To load this anonymous block in the database, pipe the output to psql:

cd mgrid-messaging/cda_r2
python convert_CDA_R2.py tests/source/mgrid.1/patientID-PS.1.2.3.xml | psql <database>

Querying the RIM

The MGRID HDM is a database implementation of the HL7v3 RIM. With the HDL and HDM, it is possible to query HL7v3 information in a relational database with SQL. This section covers topics that are of importance when querying the RIM.

Safe querying a RIM database

If a database user queries the Observation table, without taking into account the attributes that carry meta information, such as the negation indicators, nullFlavors or uncertainties, information can be misinterpreted.

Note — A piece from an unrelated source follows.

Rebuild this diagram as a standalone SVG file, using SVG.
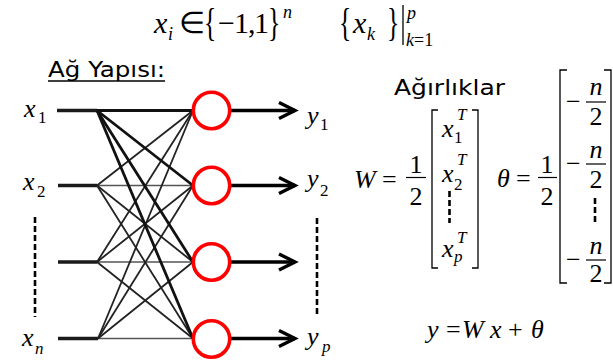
<svg xmlns="http://www.w3.org/2000/svg" width="613" height="363" viewBox="0 0 613 363">
<defs>
<marker id="ah" markerUnits="userSpaceOnUse" markerWidth="22" markerHeight="22" refX="17" refY="9" orient="auto" overflow="visible">
<path d="M1,1 L17,9 L1,17" fill="none" stroke="#000" stroke-width="3.4"/>
</marker>
</defs>

<text font-family="Liberation Serif" font-size="30" font-style="italic" x="154" y="33">x</text>
<text font-family="Liberation Serif" font-size="18" font-style="italic" x="168" y="40">i</text>
<text font-family="Liberation Serif" font-size="30" x="179" y="33">∈</text>
<text font-family="Liberation Serif" font-size="30" transform="translate(204,36) scale(0.85,1.35)">{</text>
<text font-family="Liberation Serif" font-size="30" x="218" y="33">−</text>
<text font-family="Liberation Serif" font-size="30" x="234" y="33">1</text>
<text font-family="Liberation Serif" font-size="30" x="248" y="33">,</text>
<text font-family="Liberation Serif" font-size="30" x="254" y="33">1</text>
<text font-family="Liberation Serif" font-size="30" transform="translate(268,36) scale(0.85,1.35)">}</text>
<text font-family="Liberation Serif" font-size="18" font-style="italic" x="283" y="18">n</text>
<text font-family="Liberation Serif" font-size="30" transform="translate(339,36) scale(0.85,1.35)">{</text>
<text font-family="Liberation Serif" font-size="30" font-style="italic" x="353" y="33">x</text>
<text font-family="Liberation Serif" font-size="18" font-style="italic" x="367" y="40">k</text>
<text font-family="Liberation Serif" font-size="30" transform="translate(387,36) scale(0.85,1.35)">}</text>
<line x1="403" y1="5" x2="403" y2="45" stroke="#000" stroke-width="1.3"/>
<text font-family="Liberation Serif" font-size="18" font-style="italic" x="407" y="19">p</text>
<text font-family="Liberation Serif" font-size="18" x="406" y="46"><tspan font-style="italic">k</tspan>=1</text>

<text font-family="DejaVu Sans" font-size="21" x="48" y="77" textLength="117" lengthAdjust="spacingAndGlyphs">Ağ Yapısı:</text>
<line x1="48" y1="81" x2="165" y2="81" stroke="#000" stroke-width="1.6"/>

<g id="connectors" fill="none">
<g stroke="#1a1a1a" stroke-width="3.5">
<line x1="57" y1="110.5" x2="97" y2="110.5"/>
<line x1="58" y1="185.5" x2="97" y2="185.5"/>
<line x1="58" y1="262" x2="97" y2="262"/>
<line x1="58" y1="338.5" x2="98" y2="338.5"/>
</g>
<g stroke="#555" stroke-width="1.6">
<line x1="97" y1="185.5" x2="193" y2="185.5"/>
<line x1="97" y1="262" x2="193" y2="262"/>
<line x1="98" y1="338.5" x2="193" y2="338.5"/>
</g>
<g stroke="#222" stroke-width="1.8">
<line x1="97" y1="185.5" x2="193" y2="110.5"/>
<line x1="97" y1="185.5" x2="193" y2="262"/>
<line x1="97" y1="185.5" x2="193" y2="338.5"/>
<line x1="97" y1="262" x2="193" y2="110.5"/>
<line x1="97" y1="262" x2="193" y2="185.5"/>
<line x1="97" y1="262" x2="193" y2="338.5"/>
<line x1="98" y1="338.5" x2="193" y2="110.5"/>
<line x1="98" y1="338.5" x2="193" y2="185.5"/>
<line x1="98" y1="338.5" x2="193" y2="262"/>
</g>
<g stroke="#111" stroke-width="2.8">
<line x1="97" y1="110.5" x2="193" y2="110.5"/>
<line x1="97" y1="110.5" x2="193" y2="185.5"/>
<line x1="97" y1="110.5" x2="193" y2="262"/>
<line x1="97" y1="110.5" x2="193" y2="338.5"/>
</g>
<g stroke="#000" stroke-width="3.4" marker-end="url(#ah)">
<line x1="230" y1="110.5" x2="295" y2="110.5"/>
<line x1="230" y1="185.5" x2="295" y2="185.5"/>
<line x1="230" y1="262" x2="295" y2="262"/>
<line x1="230" y1="338.5" x2="295" y2="338.5"/>
</g>
</g>

<text font-family="Liberation Serif" font-size="26" font-style="italic" x="24" y="117">x</text>
<text font-family="Liberation Serif" font-size="17" x="38" y="123">1</text>
<text font-family="Liberation Serif" font-size="26" font-style="italic" x="23" y="190">x</text>
<text font-family="Liberation Serif" font-size="17" x="37" y="197">2</text>
<line x1="35" y1="217" x2="35" y2="317" stroke="#000" stroke-width="2.6" stroke-dasharray="6 3"/>
<text font-family="Liberation Serif" font-size="26" font-style="italic" x="22" y="346">x</text>
<text font-family="Liberation Serif" font-size="17" font-style="italic" x="35" y="354">n</text>

<g id="neuron-1"><circle cx="211.5" cy="110.5" r="18.2" fill="#fff" stroke="#ff0000" stroke-width="3.6"/></g>
<g id="neuron-2"><circle cx="211.5" cy="185.5" r="18.2" fill="#fff" stroke="#ff0000" stroke-width="3.6"/></g>
<g id="neuron-3"><circle cx="211.5" cy="262" r="18.2" fill="#fff" stroke="#ff0000" stroke-width="3.6"/></g>
<g id="neuron-4"><circle cx="211.5" cy="339" r="18.2" fill="#fff" stroke="#ff0000" stroke-width="3.6"/></g>

<text font-family="Liberation Serif" font-size="26" font-style="italic" x="307" y="124">y</text>
<text font-family="Liberation Serif" font-size="17" x="320" y="130">1</text>
<text font-family="Liberation Serif" font-size="26" font-style="italic" x="307" y="187">y</text>
<text font-family="Liberation Serif" font-size="17" x="320" y="196">2</text>
<line x1="317" y1="218" x2="317" y2="317" stroke="#000" stroke-width="2.6" stroke-dasharray="6 3"/>
<text font-family="Liberation Serif" font-size="26" font-style="italic" x="307" y="345">y</text>
<text font-family="Liberation Serif" font-size="17" font-style="italic" x="322" y="352">p</text>

<text font-family="DejaVu Sans" font-size="21" x="394" y="95" textLength="111" lengthAdjust="spacingAndGlyphs">Ağırlıklar</text>

<text font-family="Liberation Serif" font-size="26" font-style="italic" x="354" y="188">W</text>
<text font-family="Liberation Serif" font-size="26" x="382" y="188">=</text>
<text font-family="Liberation Serif" font-size="26" x="416" y="173" text-anchor="middle">1</text>
<line x1="406" y1="177.5" x2="426" y2="177.5" stroke="#000" stroke-width="1.2"/>
<text font-family="Liberation Serif" font-size="26" x="416" y="205" text-anchor="middle">2</text>
<path d="M438,110 H432 V268 H438 M472,110 H478 V268 H472" fill="none" stroke="#000" stroke-width="1.3"/>
<text font-family="Liberation Serif" font-size="26" font-style="italic" x="442" y="137">x</text>
<text font-family="Liberation Serif" font-size="17" font-style="italic" x="457" y="120">T</text>
<text font-family="Liberation Serif" font-size="17" x="454" y="143">1</text>
<text font-family="Liberation Serif" font-size="26" font-style="italic" x="442" y="182">x</text>
<text font-family="Liberation Serif" font-size="17" font-style="italic" x="457" y="165">T</text>
<text font-family="Liberation Serif" font-size="17" x="454" y="190">2</text>
<line x1="449.5" y1="191" x2="449.5" y2="223" stroke="#000" stroke-width="2.6" stroke-dasharray="6 3"/>
<text font-family="Liberation Serif" font-size="26" font-style="italic" x="442" y="257">x</text>
<text font-family="Liberation Serif" font-size="17" font-style="italic" x="457" y="243">T</text>
<text font-family="Liberation Serif" font-size="17" font-style="italic" x="454" y="262">p</text>

<text font-family="Liberation Serif" font-size="26" font-style="italic" x="497" y="187">θ</text>
<text font-family="Liberation Serif" font-size="26" x="516" y="187">=</text>
<text font-family="Liberation Serif" font-size="26" x="547" y="173" text-anchor="middle">1</text>
<line x1="538" y1="177.5" x2="557" y2="177.5" stroke="#000" stroke-width="1.2"/>
<text font-family="Liberation Serif" font-size="26" x="547" y="205" text-anchor="middle">2</text>
<path d="M567,70 H560 V283 H567 M604,70 H611 V283 H604" fill="none" stroke="#000" stroke-width="1.3"/>
<text font-family="Liberation Serif" font-size="26" x="566" y="110">−</text>
<text font-family="Liberation Serif" font-size="26" font-style="italic" x="596" y="95" text-anchor="middle">n</text>
<line x1="586" y1="102" x2="606" y2="102" stroke="#000" stroke-width="1.2"/>
<text font-family="Liberation Serif" font-size="26" x="596" y="125" text-anchor="middle">2</text>
<text font-family="Liberation Serif" font-size="26" x="566" y="172">−</text>
<text font-family="Liberation Serif" font-size="26" font-style="italic" x="596" y="158" text-anchor="middle">n</text>
<line x1="586" y1="164" x2="606" y2="164" stroke="#000" stroke-width="1.2"/>
<text font-family="Liberation Serif" font-size="26" x="596" y="188" text-anchor="middle">2</text>
<line x1="595" y1="198" x2="595" y2="225" stroke="#000" stroke-width="2.6" stroke-dasharray="6 3"/>
<text font-family="Liberation Serif" font-size="26" x="566" y="268">−</text>
<text font-family="Liberation Serif" font-size="26" font-style="italic" x="596" y="254" text-anchor="middle">n</text>
<line x1="586" y1="260" x2="606" y2="260" stroke="#000" stroke-width="1.2"/>
<text font-family="Liberation Serif" font-size="26" x="596" y="282" text-anchor="middle">2</text>

<text font-family="Liberation Serif" font-size="26" font-style="italic" x="427" y="338">y</text>
<text font-family="Liberation Serif" font-size="26" x="446" y="338">=</text>
<text font-family="Liberation Serif" font-size="26" font-style="italic" x="462" y="338">W</text>
<text font-family="Liberation Serif" font-size="26" font-style="italic" x="490" y="338">x</text>
<text font-family="Liberation Serif" font-size="26" x="508" y="338">+</text>
<text font-family="Liberation Serif" font-size="26" font-style="italic" x="531" y="338">θ</text>
</svg>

For instance, an Observation with a code for headache and value negation indicator true, carries the meaning that the patient had no headache. But when queried without the negation indicator in the WHERE clause or the SELECT list, the meaning is exactly the opposite. Clearly this is an error. A query that ignores the negation indicator is correct only, when there are no negated acts in the database. As this cannot be assumed for all RIM databases, such a query is considered ‘unsafe’. The topic how to query individual components from the RIM, without losing context or meaning, is called ‘Safe querying of the RIM’.

The following table lists possible places where necessary context can be found, that cannot be omitted without changing meaning. Queries on the RIM that do not take into account all of these attributes will misinterpret information, if there is information in the RIM database where a non-queried attribute is set to a non-default value.

Context Attributes

Attribute
Act.nullFlavor
Act.moodCode
Act.actionNegationInd
Act.negationInd
Act.statusCode
Act.uncertaintyCode
Observation.valueNegationInd
ActRelationship.inversionInd
ActRelationship.negationInd
ActRelationship.uncertaintyCode
Participation.negationInd

Table: Context Attributes

Context conduction

Note that Context Attributes did not list context conduction codes. Context conduction takes care of propagating and overriding participations through relationships of acts. With active context conduction in the database, there is no need to traverse the RIM graph to find, for instance, a record target participation. Instead this record target participation, if specified with a conducting code, will be associated with each act in the context, as follows from the conducting act relationships.

Querying with templates

Another way to limit the effect of misinterpretation is by querying using template ids. If for instance a query selects only data from the RIM from C-CDA templates, it is known a priori that no Act will have a non default value for Act.uncertaintyCode, so that attribute can be ignored.